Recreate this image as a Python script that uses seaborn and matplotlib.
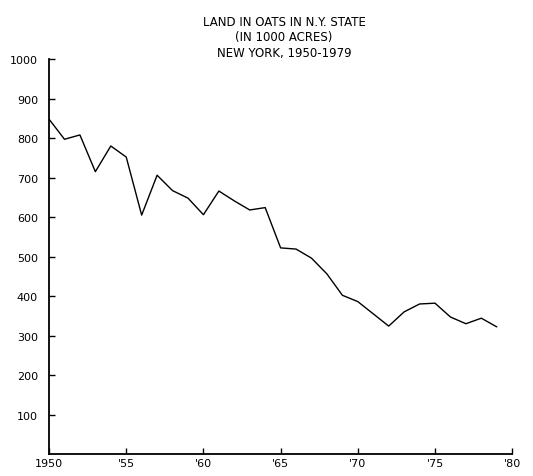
import matplotlib
matplotlib.use("Agg")
import matplotlib.pyplot as plt
import seaborn as sns
import pandas as pd

years = list(range(1950, 1980))
acres = [848, 797, 808, 715, 780, 752, 605, 706, 667, 648,
         606, 666, 641, 618, 624, 522, 519, 496, 456, 402,
         386, 355, 324, 360, 380, 382, 347, 330, 344, 322]
xticks = [1950, 1955, 1960, 1965, 1970, 1975, 1980]
xticklabels = ["1950", "'55", "'60", "'65", "'70", "'75", "'80"]
yticks = [100, 200, 300, 400, 500, 600, 700, 800, 900, 1000]
title = "LAND IN OATS IN N.Y. STATE\n(IN 1000 ACRES)\nNEW YORK, 1950-1979"

sns.set_style("ticks")
plt.rcParams['font.family'] = ['DejaVu Sans']

df = pd.DataFrame({"year": years, "acres": acres})
fig = plt.figure(figsize=(5.33, 4.77), dpi=100)
ax = fig.add_axes([0.092, 0.046, 0.869, 0.828])
sns.lineplot(data=df, x="year", y="acres", color="black", linewidth=1.0, ax=ax)
ax.set_xlim(1950, 1980)
ax.set_ylim(0, 1000)
ax.set_xticks(xticks)
ax.set_xticklabels(xticklabels)
ax.set_yticks(yticks)
ax.set_xlabel("")
ax.set_ylabel("")
ax.tick_params(direction="in", length=4, width=1, labelsize=8, colors="black", pad=3)
ax.tick_params(axis="y", pad=8)
for s in ["top", "right"]:
    ax.spines[s].set_visible(False)
for s in ["left", "bottom"]:
    ax.spines[s].set_linewidth(1.3)
    ax.spines[s].set_color("black")
fig.text(0.533, 0.967, title, ha="center", va="top", fontsize=8.5,
         linespacing=1.25, color="black")
fig.savefig("out.png", dpi=100)
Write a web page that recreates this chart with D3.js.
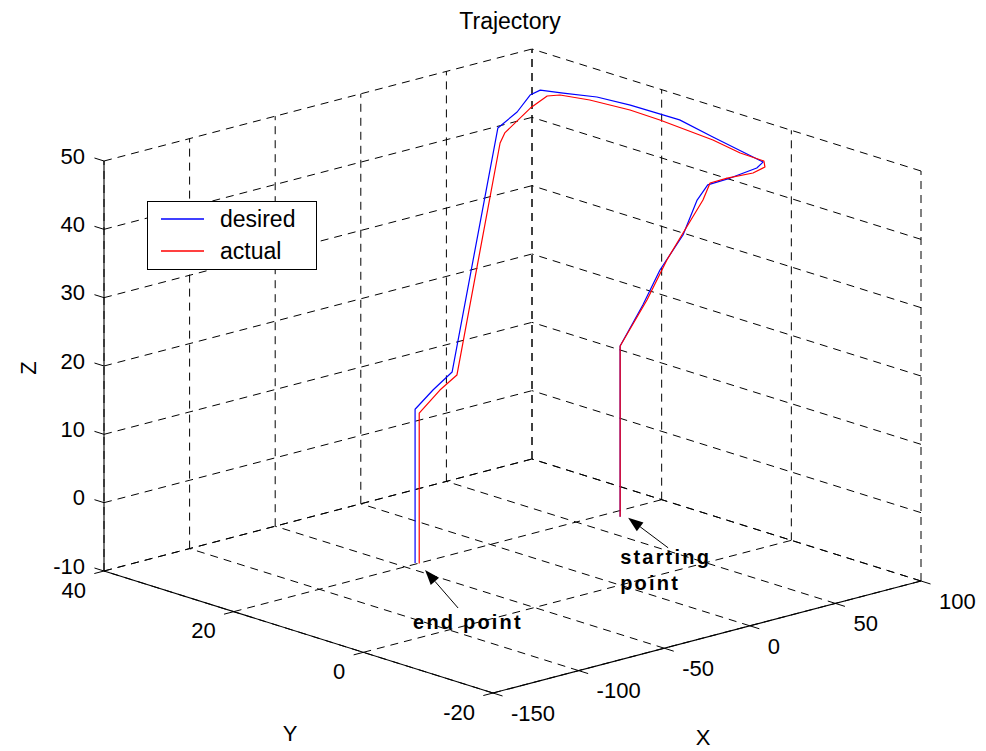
<!DOCTYPE html>
<html><head><meta charset="utf-8">
<script src="https://cdn.jsdelivr.net/npm/d3@7"></script>
<style>body{margin:0;background:#fff} text{font-family:"Liberation Sans",Arial,Helvetica,sans-serif;fill:#000}</style>
</head><body>
<svg id="c" width="986" height="751"></svg>
<script>
// ---- data ----
const xTicks = [-150, -100, -50, 0, 50, 100];
const yTicks = [-20, 0, 20, 40];
const zTicks = [-10, 0, 10, 20, 30, 40, 50];

const desiredX = [0, 0, 19.7, 35.0, 51.5, 65.8, 73.5, 77.2, 85.5, 86.5, 85.6, 88.9, 81.3, 75.4, 65.2, 60.9, 56.1, 41.7, 26.3, -100.8, -107.8, -112.2, -112.2];
const desiredY = [0, 0, 1.7, 3.1, 3.9, 5.5, 5.9, 3.4, 1.5, 0.8, 8.3, 14.3, 19.9, 23.5, 26.0, 28.4, 28.7, 26.9, 25.8, -0.7, 0.4, 2.0, 2.0];
const desiredZ = [0, 25, 29.2, 32.9, 36.7, 40.4, 42, 43.5, 45, 46, 47.5, 48, 49, 49.5, 50, 50, 49.5, 48.5, 47.5, 28, 25.5, 22.5, 0];

const actualX = [0, 0, 24.0, 43.2, 53.6, 67.7, 76.2, 76.2, 79.2, 82.1, 85.8, 81.5, 82.6, 80.4, 76.2, 70.1, 62.2, 58.5, 46.4, 23.5, 16.6, -102.3, -105.6, -111.3, -111.3];
const actualY = [0, 0, 2.2, 4.2, 4.45, 5.1, 6.25, 3.6, 0.42, -0.66, 0.48, 3.0, 7.5, 15.1, 18.6, 23.2, 25.7, 26.7, 26.1, 24.0, 22.9, -1.84, -0.09, 1.6, 1.6];
const actualZ = [0, 25, 29.5, 33.5, 36.7, 40.4, 42, 43.5, 45, 46, 46.3, 47, 47.5, 48.3, 49, 49.5, 50, 49.8, 49, 47.5, 46.8, 28, 25.5, 22, 0];

const seriesNames = ["desired", "actual"];
const seriesColors = ["#0000ff", "#ff0000"];
const titleText = "Trajectory";
const axisNames = ["X", "Y", "Z"];
const startLabel = ["starting", "point"];
const endLabel = "end point";

// ---- layout ----
const svg = d3.select("#c");
svg.append("rect").attr("width", 986).attr("height", 751).attr("fill", "#fff");

const sx = d3.scaleLinear().domain([-150, 100]).range([0, 1]);
const sy = d3.scaleLinear().domain([-20, 40]).range([0, 1]);
const sz = d3.scaleLinear().domain([-10, 50]).range([0, 1]);
const O = [493, 693], UX = [428, -112], UY = [-389, -122], UZ = [0, -410];
function proj(x, y, z) {
  const a = sx(x), b = sy(y), c = sz(z);
  return [O[0] + a * UX[0] + b * UY[0] + c * UZ[0], O[1] + a * UX[1] + b * UY[1] + c * UZ[1]];
}
const [x0, x1] = sx.domain(), [y0, y1] = sy.domain(), [z0, z1] = sz.domain();

// grid lines on back planes
const grid = [];
xTicks.forEach(x => { grid.push([[x, y0, z0], [x, y1, z0]]); grid.push([[x, y1, z0], [x, y1, z1]]); });
yTicks.forEach(y => { grid.push([[x0, y, z0], [x1, y, z0]]); grid.push([[x1, y, z0], [x1, y, z1]]); });
zTicks.forEach(z => { grid.push([[x0, y1, z], [x1, y1, z]]); grid.push([[x1, y0, z], [x1, y1, z]]); });

const gG = svg.append("g");
grid.forEach(s => {
  const p = proj(...s[0]), q = proj(...s[1]);
  gG.append("line").attr("x1", p[0]).attr("y1", p[1]).attr("x2", q[0]).attr("y2", q[1])
    .attr("stroke", "#000").attr("stroke-width", 1).attr("stroke-dasharray", "8,6");
});

// axes lines
const axes = [[[x0, y1, z0], [x0, y1, z1]], [[x0, y0, z0], [x0, y1, z0]], [[x0, y0, z0], [x1, y0, z0]]];
axes.forEach(s => {
  const p = proj(...s[0]), q = proj(...s[1]);
  svg.append("line").attr("x1", p[0]).attr("y1", p[1]).attr("x2", q[0]).attr("y2", q[1])
    .attr("stroke", "#000").attr("stroke-width", 1.1);
});

function unit(v) { const n = Math.hypot(v[0], v[1]); return [v[0] / n, v[1] / n]; }
const dX = unit(UX), dY = unit(UY);
const TL = 10, FS = 22;

function tick(p, d) {
  svg.append("line").attr("x1", p[0]).attr("y1", p[1]).attr("x2", p[0] + d[0] * TL).attr("y2", p[1] + d[1] * TL)
    .attr("stroke", "#000").attr("stroke-width", 1);
}
// Z ticks
zTicks.forEach(z => {
  const p = proj(x0, y1, z);
  tick(p, dY);
  svg.append("text").attr("x", p[0] - 19).attr("y", p[1] - 5).attr("dy", "0.35em")
    .attr("text-anchor", "end").attr("font-size", FS).text(z);
});
// Y ticks
yTicks.forEach(y => {
  const p = proj(x0, y, z0);
  tick(p, [-dX[0], -dX[1]]);
  svg.append("text").attr("x", p[0] - 18).attr("y", p[1] + 19).attr("dy", "0.35em")
    .attr("text-anchor", "end").attr("font-size", FS).text(y);
});
// X ticks
xTicks.forEach(x => {
  const p = proj(x, y0, z0);
  tick(p, [-dY[0], -dY[1]]);
  svg.append("text").attr("x", p[0] + 18).attr("y", p[1] + 20).attr("dy", "0.35em")
    .attr("text-anchor", "start").attr("font-size", FS).text(x);
});

// axis labels
svg.append("text").attr("x", 703).attr("y", 737).attr("dy", "0.35em").attr("text-anchor", "middle").attr("font-size", FS).text(axisNames[0]);
svg.append("text").attr("x", 290).attr("y", 733).attr("dy", "0.35em").attr("text-anchor", "middle").attr("font-size", FS).text(axisNames[1]);
svg.append("text").attr("transform", "translate(28,368) rotate(-90)").attr("dy", "0.35em").attr("text-anchor", "middle").attr("font-size", FS).text(axisNames[2]);

// title
svg.append("text").attr("x", 510).attr("y", 21).attr("dy", "0.35em").attr("text-anchor", "middle").attr("font-size", 23).text(titleText);

// trajectories
const line = d3.line().x(d => d[0]).y(d => d[1]);
const series = [
  desiredX.map((x, i) => proj(x, desiredY[i], desiredZ[i])),
  actualX.map((x, i) => proj(x, actualY[i], actualZ[i]))
];
series.forEach((pts, i) => {
  svg.append("path").attr("d", line(pts)).attr("fill", "none")
    .attr("stroke", seriesColors[i]).attr("stroke-width", 1.2).attr("stroke-linejoin", "round");
});

// legend
const lg = svg.append("g");
lg.append("rect").attr("x", 147.5).attr("y", 201.5).attr("width", 169).attr("height", 68)
  .attr("fill", "#fff").attr("stroke", "#000").attr("stroke-width", 1);
seriesNames.forEach((n, i) => {
  const yy = 219 + i * 32;
  lg.append("line").attr("x1", 161).attr("x2", 204).attr("y1", yy).attr("y2", yy)
    .attr("stroke", seriesColors[i]).attr("stroke-width", 1.6);
  lg.append("text").attr("x", 220).attr("y", yy).attr("dy", "0.35em").attr("font-size", 23).text(n);
});

// annotations
function arrow(tail, tip) {
  const d = unit([tip[0] - tail[0], tip[1] - tail[1]]);
  const L = 15, w = 5.5;
  const b = [tip[0] - d[0] * L, tip[1] - d[1] * L];
  svg.append("line").attr("x1", tail[0]).attr("y1", tail[1]).attr("x2", b[0]).attr("y2", b[1])
    .attr("stroke", "#000").attr("stroke-width", 1);
  svg.append("path").attr("d", `M${tip[0]},${tip[1]}L${b[0] - d[1] * w},${b[1] + d[0] * w}L${b[0] + d[1] * w},${b[1] - d[0] * w}Z`)
    .attr("fill", "#000");
}
const sP = proj(desiredX[0], desiredY[0], desiredZ[0]);
const eP = proj(desiredX[desiredX.length - 1], desiredY[desiredY.length - 1], desiredZ[desiredZ.length - 1]);
arrow([sP[0] + 48, sP[1] + 31], [sP[0] + 8, sP[1] + 1]);
arrow([eP[0] + 43, eP[1] + 45], [eP[0] + 10, eP[1] + 7]);
const st = svg.append("text").attr("font-size", 20).attr("font-weight", "bold").attr("letter-spacing", 2.2);
st.append("tspan").attr("x", sP[0]).attr("y", sP[1] + 47).text(startLabel[0]);
st.append("tspan").attr("x", sP[0]).attr("y", sP[1] + 73).text(startLabel[1]);
svg.append("text").attr("x", eP[0] - 2).attr("y", eP[1] + 66).attr("font-size", 20).attr("font-weight", "bold")
  .attr("letter-spacing", 2.2).text(endLabel);
</script>
</body></html>
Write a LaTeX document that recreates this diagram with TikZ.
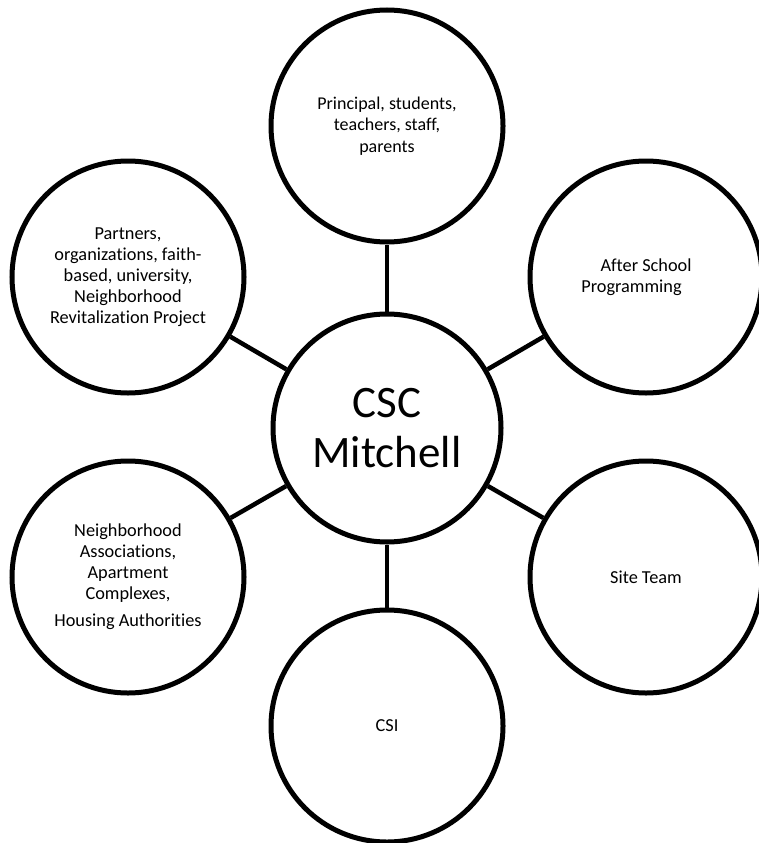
\documentclass[tikz,border=0pt]{standalone}
\usepackage{fontspec}
\setmainfont{Carlito}[Ligatures=NoCommon]
\begin{document}
\begin{tikzpicture}[x=1pt,y=-1pt,
  bub/.style={circle,draw=black,line width=5pt,minimum size=232pt,inner sep=0pt,
    align=center,font=\fontsize{18.3}{21}\selectfont},
  link/.style={line width=4.5pt}]
\useasboundingbox (0,0) rectangle (759,843);
\fill[white] (0,0) rectangle (759,843);
\node[bub, minimum size=228pt, font=\fontsize{45}{50}\selectfont] (hub) at (387,428) {CSC\\Mitchell};
\node[bub, font=\fontsize{18}{21.5}\selectfont] (top) at (387,126) {Principal, students,\\teachers, staff,\\parents};
\node[bub] (ul) at (128,277) {Partners,\\organizations, faith-\\based, university,\\Neighborhood\\Revitalization Project};
\node[bub] (ur) at (646,277) {After School\\Programming\hspace*{29pt}};
\node[bub] (ll) at (128,577) {Neighborhood\\Associations,\\Apartment\\Complexes,\\[6pt]Housing Authorities};
\node[bub] (lr) at (646,577) {Site Team};
\node[bub] (bot) at (387,726) {CSI};
\draw[link] (hub) -- (top);
\draw[link] (hub) -- (ul);
\draw[link] (hub) -- (ur);
\draw[link] (hub) -- (ll);
\draw[link] (hub) -- (lr);
\draw[link] (hub) -- (bot);
\end{tikzpicture}
\end{document}
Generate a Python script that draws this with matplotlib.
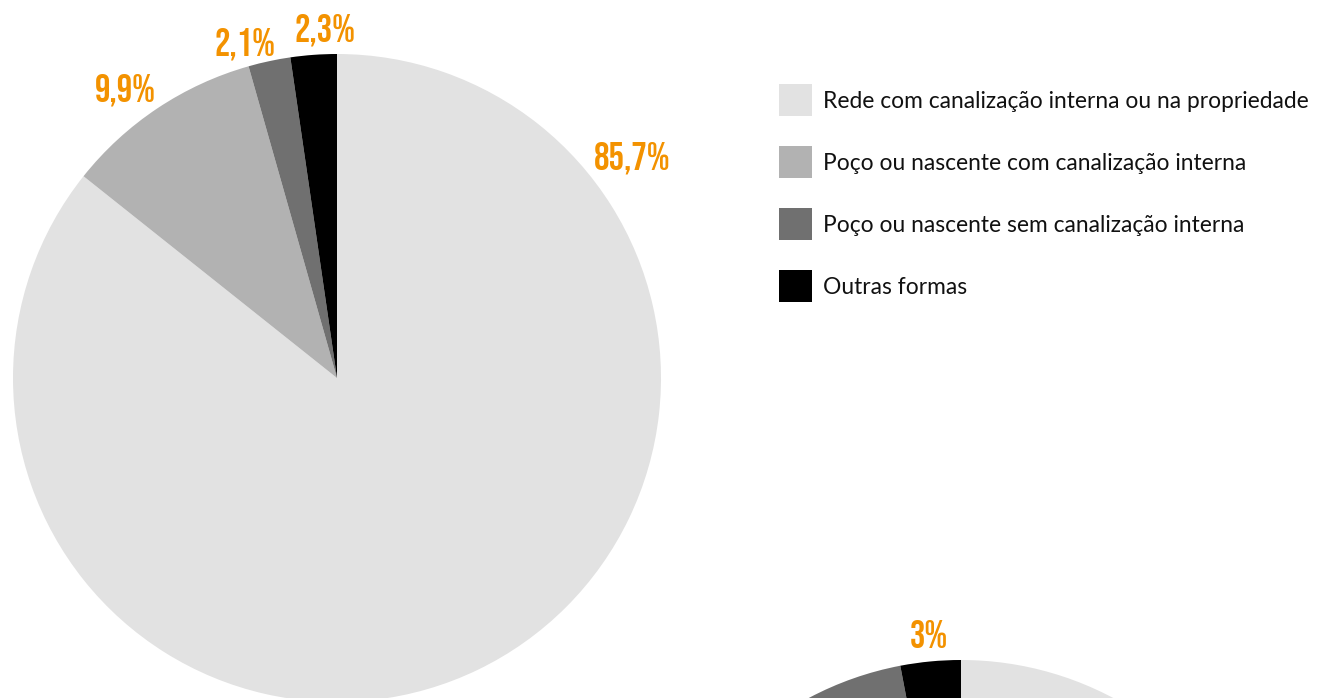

_Problem to work on:_ Only the lines from the start of the records to the one containing "import pandas as pd" should be repeated, exactly and with both ends kept; drop any pictures.

_Answer to this exercise:_
Recreate this image as a Python script that uses seaborn and matplotlib.
import matplotlib
matplotlib.use("Agg")
import matplotlib.pyplot as plt
import seaborn as sns
import pandas as pd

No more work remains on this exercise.